Liebe Katrien,
nun komm ich endlich dazu deine Beiträge zu lesen und auch zu antworten. Ich hatte wirklich den Eindruck, dass du und deine Mutter eine sehr enge und freundschaftliche Beziehung hattet, von den Problemen, die es gab, hast du uns nichts erzählt. Es ist normal, dass Trauernde ihre Verstorbenen in der Anfangszeit der Trauer idealisieren und verherrlichen, es ist aber auch wichtig, dass sie es mit der Zeit schaffen, sie wieder differenziert zu sehen, mit all ihren guten und schlechten Seiten (die wir Menschen ALLE nun einmal haben, auch du und ich). Wenn dieser differnzierte Blick auf unsere Verstorbenen nicht gelingt, laufen wir Gefahr, dass wir in der Trauerarbeit stecken bleiben, weil wir uns nicht lösen können, weil wir zu sehr an diesem Idealbild kleben bleiben. Du denkst ja wirklich ständig an deine Mutter, das ist zunächst auch normal im Trauerprozess, aber wenn man natürlich zusätzlich an einem Idealbild festhalten will, das mit der Wirklichkeit so nicht übereinstimmt, dann arbeitet man ja ständig dran, die negativen Erinnerungen abzuwehren und zu verleugnen. Das kostet Kraft und fixiert die Gedanken gleichzeitig, weil du ständig dran bist über die "bröckelnden Stellen drüberzupinseln". Und weil die immer wieder nachbröckeln, kommst du nicht los.
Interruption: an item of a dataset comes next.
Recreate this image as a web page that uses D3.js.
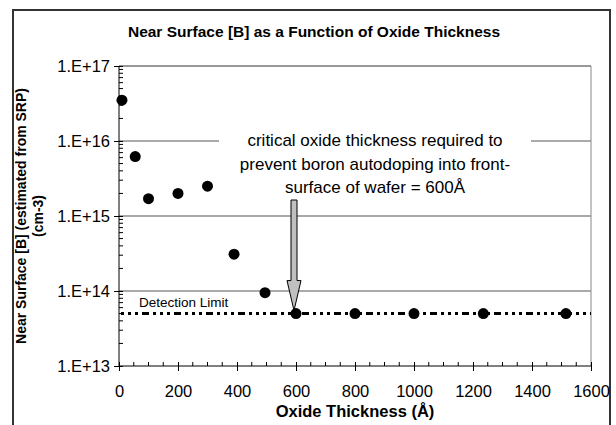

Gleichzeitig wird dann auch das Bild von der Umwelt sehr "schwarz-weiß": Die verstorbene Mutter muss ja "die GUTE" sein, also wird jemand anderer (z.B. die Psychologin) "die BÖSE".
Wenn es dir mit der Verherrlichung deiner Mutter so gut gegangen wäre, dann wärst du nicht hierhergekommen. D.h. du weißt ja eigentlich, dass es dir nicht gut geht, du weißt ja, dass du Probleme hast, du weißt ja, dass eure Beziehung nicht so rosig war, ... aber du WILLST es andererseits auch nicht akzeptieren.
Ich bin jetzt einmal gespannt, was der Psychiater meint und dann sehen wir weiter. Dennoch: Lass das Bild ruhig bröckeln. Setz dich daneben hin, schau zu, wie es bröckelt - sie bleibt ja trotzdem deine Mutter und habe keine Angst, du wirst dann auch sehen, dass das Bild stimmig wird, auch wenn es kein rosarotes sein wird. (Nebenbei rosarote Bilder sind furchtbar, wenn es nach meinem Geschmack geht!